Ça tombe mal, juste au moment où Copé avoue des relations un peu "up and down" avec le ministre de l'intérieur. Suspicion réciproque : il reproche au ministre de l'intérieur de ne pas l'avoir assez soutenu dans sa campagne des régionales ; Sarkozy le soupçonne d'avoir alimenté "la machine à rumeurs" au moment de sa séparation avec son épouse, Cécilia.

Prévoyant, le ministre du budget a trouvé le temps de prendre un café avec le président de l'UMP durant les vacances de Pâques à La Baule : "On a passé une soirée très agréable", dit-il. Et soldé les comptes ?

Jean-François Copé a fait et refait ses calculs : les prochaines années lui seront favorables. Si la droite l'emporte en 2007, il pense, fort de son expérience, figurer dans le casting gouvernemental. Dans le cas contraire, encore jeune, il peut se permettre d'attendre. "Je ne fais jamais de pronostics, je construis des scénarios", dit-il. Bluffant d'immodestie, il écrit, dans son livre : "J'ai la chance, à 41 ans, d'avoir déjà beaucoup vécu en politique. A l'âge où d'autres ne font que commencer à exercer des responsabilités, j'ai déjà derrière moi deux années de cabinet ministériel, dix années de mandat de maire de Meaux (...) et près de quatre ans de gouvernement."

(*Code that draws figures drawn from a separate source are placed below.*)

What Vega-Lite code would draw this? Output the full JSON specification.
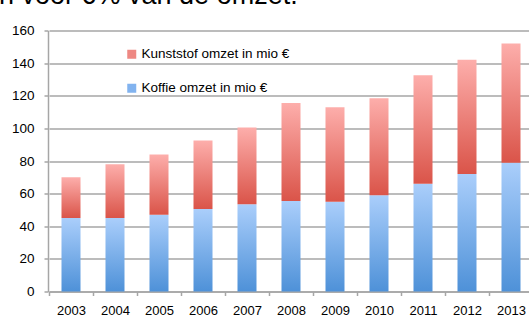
{
  "$schema": "https://vega.github.io/schema/vega-lite/v6.json",
  "width": 481,
  "height": 261,
  "autosize": {"type": "none"},
  "padding": {"left": 48, "top": 30.5, "right": 0, "bottom": 33.5},
  "background": "white",
  "title": {
    "text": "n voor 6% van de omzet.",
    "anchor": "start",
    "frame": "group",
    "dx": -49,
    "dy": 7,
    "offset": 0,
    "baseline": "alphabetic",
    "font": "Liberation Sans",
    "fontSize": 27,
    "fontWeight": "normal",
    "color": "#000000"
  },
  "data": {
    "values": [
      {"year": "2003", "series": "Koffie omzet in mio €", "value": 45},
      {"year": "2004", "series": "Koffie omzet in mio €", "value": 45},
      {"year": "2005", "series": "Koffie omzet in mio €", "value": 47},
      {"year": "2006", "series": "Koffie omzet in mio €", "value": 50.5},
      {"year": "2007", "series": "Koffie omzet in mio €", "value": 53.5},
      {"year": "2008", "series": "Koffie omzet in mio €", "value": 55.5},
      {"year": "2009", "series": "Koffie omzet in mio €", "value": 55},
      {"year": "2010", "series": "Koffie omzet in mio €", "value": 59},
      {"year": "2011", "series": "Koffie omzet in mio €", "value": 66},
      {"year": "2012", "series": "Koffie omzet in mio €", "value": 72},
      {"year": "2013", "series": "Koffie omzet in mio €", "value": 79},
      {"year": "2003", "series": "Kunststof omzet in mio €", "value": 25},
      {"year": "2004", "series": "Kunststof omzet in mio €", "value": 33},
      {"year": "2005", "series": "Kunststof omzet in mio €", "value": 37},
      {"year": "2006", "series": "Kunststof omzet in mio €", "value": 42},
      {"year": "2007", "series": "Kunststof omzet in mio €", "value": 47},
      {"year": "2008", "series": "Kunststof omzet in mio €", "value": 60},
      {"year": "2009", "series": "Kunststof omzet in mio €", "value": 58},
      {"year": "2010", "series": "Kunststof omzet in mio €", "value": 59.5},
      {"year": "2011", "series": "Kunststof omzet in mio €", "value": 66.5},
      {"year": "2012", "series": "Kunststof omzet in mio €", "value": 70},
      {"year": "2013", "series": "Kunststof omzet in mio €", "value": 73}
    ]
  },
  "transform": [
    {"stack": "value", "groupby": ["year"], "sort": [{"field": "series", "order": "ascending"}], "as": ["v0", "v1"]}
  ],
  "encoding": {
    "x": {
      "field": "year",
      "type": "ordinal",
      "scale": {"range": [1, 485], "paddingInner": 0.568, "paddingOuter": 0.284},
      "axis": {
        "title": null,
        "labelAngle": 0,
        "domainColor": "#A6A6A6",
        "domainWidth": 1.5,
        "tickColor": "#A6A6A6",
        "tickWidth": 1.5,
        "tickSize": 4,
        "tickOffset": -22,
        "labelOffset": 22,
        "labelFont": "Liberation Sans",
        "labelFontSize": 13,
        "labelColor": "#000000",
        "labelPadding": 9,
        "grid": false
      }
    },
    "y": {
      "field": "v0",
      "type": "quantitative",
      "scale": {"domain": [0, 160]},
      "axis": {
        "title": null,
        "values": [0, 20, 40, 60, 80, 100, 120, 140, 160],
        "grid": true,
        "gridColor": "#A6A6A6",
        "gridWidth": 1.5,
        "domainColor": "#A6A6A6",
        "domainWidth": 1.5,
        "tickColor": "#A6A6A6",
        "tickWidth": 1.5,
        "tickSize": 4,
        "labelFont": "Liberation Sans",
        "labelFontSize": 13.5,
        "labelColor": "#000000",
        "labelPadding": 10
      }
    },
    "y2": {"field": "v1"}
  },
  "layer": [
    {
      "transform": [{"filter": "datum.series === 'Koffie omzet in mio €'"}],
      "mark": {
        "type": "bar",
        "color": {"gradient": "linear", "x1": 0, "y1": 0, "x2": 0, "y2": 1, "stops": [{"offset": 0, "color": "#AACEFB"}, {"offset": 1, "color": "#4E91D8"}]}
      }
    },
    {
      "transform": [{"filter": "datum.series === 'Kunststof omzet in mio €'"}],
      "mark": {
        "type": "bar",
        "color": {"gradient": "linear", "x1": 0, "y1": 0, "x2": 0, "y2": 1, "stops": [{"offset": 0, "color": "#FDAEAB"}, {"offset": 1, "color": "#DA5449"}]}
      }
    },
    {
      "mark": {"type": "bar", "strokeWidth": 0},
      "encoding": {
        "y2": {"field": "v0"},
        "color": {
          "field": "series",
          "type": "nominal",
          "scale": {
            "domain": ["Kunststof omzet in mio €", "Koffie omzet in mio €"],
            "range": ["#EE8883", "#82B3EF"]
          },
          "legend": {
            "title": null,
            "orient": "none",
            "legendX": 77,
            "legendY": 17,
            "symbolType": "square",
            "symbolSize": 81,
            "symbolStrokeWidth": 0,
            "labelFont": "Liberation Sans",
            "labelFontSize": 13.5,
            "labelColor": "#000000",
            "labelOffset": 3,
            "rowPadding": 19,
            "padding": 0
          }
        }
      }
    }
  ],
  "config": {"view": {"stroke": null}}
}
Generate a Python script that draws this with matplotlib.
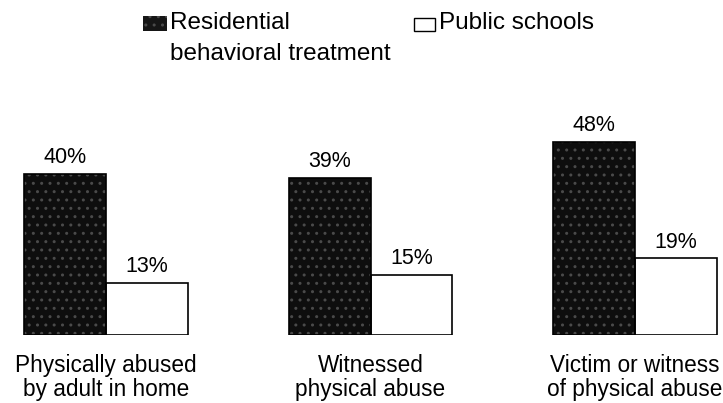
import matplotlib.pyplot as plt
from matplotlib.patches import Rectangle

categories = ["Physically abused\nby adult in home",
              "Witnessed\nphysical abuse",
              "Victim or witness\nof physical abuse"]
residential = [40, 39, 48]
public = [13, 15, 19]
series_names = ["Residential\nbehavioral treatment", "Public schools"]

plt.rcParams["font.family"] = ["Liberation Sans", "DejaVu Sans"]

W, H = 723, 403
fig = plt.figure(figsize=(W / 100, H / 100), dpi=100)

# axes: baseline at 68 px from bottom, groups 264.5 px apart, first at x=106 px
step, x0, base, ppu = 264.5, 106, 68, 4.03
ax = fig.add_axes([0, base / H, 1, (H - base) / H])
ax.set_xlim(-x0 / step, (W - x0) / step)
ax.set_ylim(0, (H - base) / ppu)
ax.axis("off")

w = 82 / step
xs = list(range(len(categories)))
dark = ax.bar([x - w / 2 for x in xs], residential, width=w,
              color="#0e0e0e", edgecolor="#4a4a4a", hatch="..", linewidth=0)
light = ax.bar([x + w / 2 for x in xs], public, width=w,
               color="white", edgecolor="black", linewidth=1.2)
for r in dark:
    ax.add_patch(Rectangle((r.get_x(), 0), r.get_width(), r.get_height(),
                           fill=False, edgecolor="black", linewidth=1.2))

for bars, vals in [(dark, residential), (light, public)]:
    for r, v in zip(bars, vals):
        ax.annotate(f"{v}%", (r.get_x() + r.get_width() / 2, v),
                    xytext=(0, 4), textcoords="offset points",
                    ha="center", va="bottom", fontsize=15.5)

for x, lab in zip(xs, categories):
    ax.annotate(lab, (x, 0), xytext=(0, -14), textcoords="offset points",
                ha="center", va="top", fontsize=16.3, linespacing=1.05)

# legend drawn by hand
fig.patches.append(Rectangle((143 / W, 1 - 31 / H), 24 / W, 15 / H,
                             transform=fig.transFigure, facecolor="#161616",
                             edgecolor="#4a4a4a", hatch="..", linewidth=0))
fig.patches.append(Rectangle((414 / W, 1 - 31 / H), 21 / W, 13 / H,
                             transform=fig.transFigure, facecolor="white",
                             edgecolor="black", linewidth=1))
fig.text(170 / W, 1 - 12 / H, series_names[0], ha="left", va="top",
         fontsize=17.5, linespacing=1.5)
fig.text(439 / W, 1 - 12 / H, series_names[1], ha="left", va="top",
         fontsize=17.5)

fig.savefig("out.png", dpi=100)
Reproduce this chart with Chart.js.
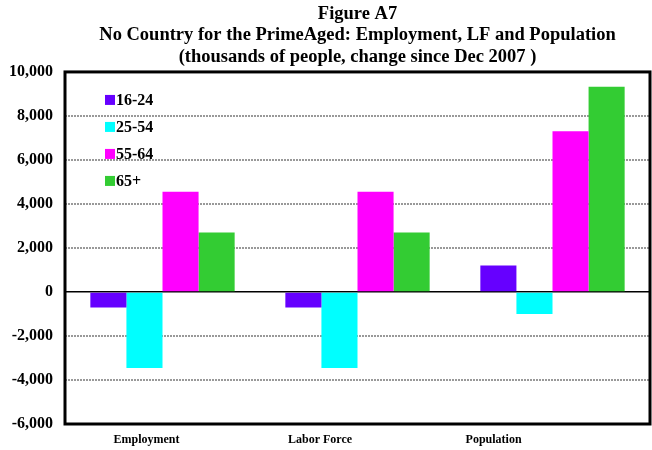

Pour l'avenir, il ne doute de rien : "Par définition, confie-t-il, quand on fait ce métier on ne se fixe pas de bornes." Son plan est déjà arrêté : réunir des soutiens, travailler ses réseaux et monter sa "PME politique" pour se vendre au meilleur prix. Cette image d'ambitieux calculateur, Jean-François Copé a cherché à en corriger les effets les plus désastreux lors de son passage dans l'émission de Michel Drucker, Vivement dimanche, le 16 avril : "21 % de part de marché !", plastronne-t-il.

Petit-fils d'un immigré juif roumain, fils d'un chirurgien fou de théâtre, il est passionné par la musique ; ses parents l'avaient initié au "tango argentin" et au "cinéma français d'avant guerre". La meilleure part de lui-même ? "Oui, répond-il, mais cela ne fait pas très sérieux sur un CV."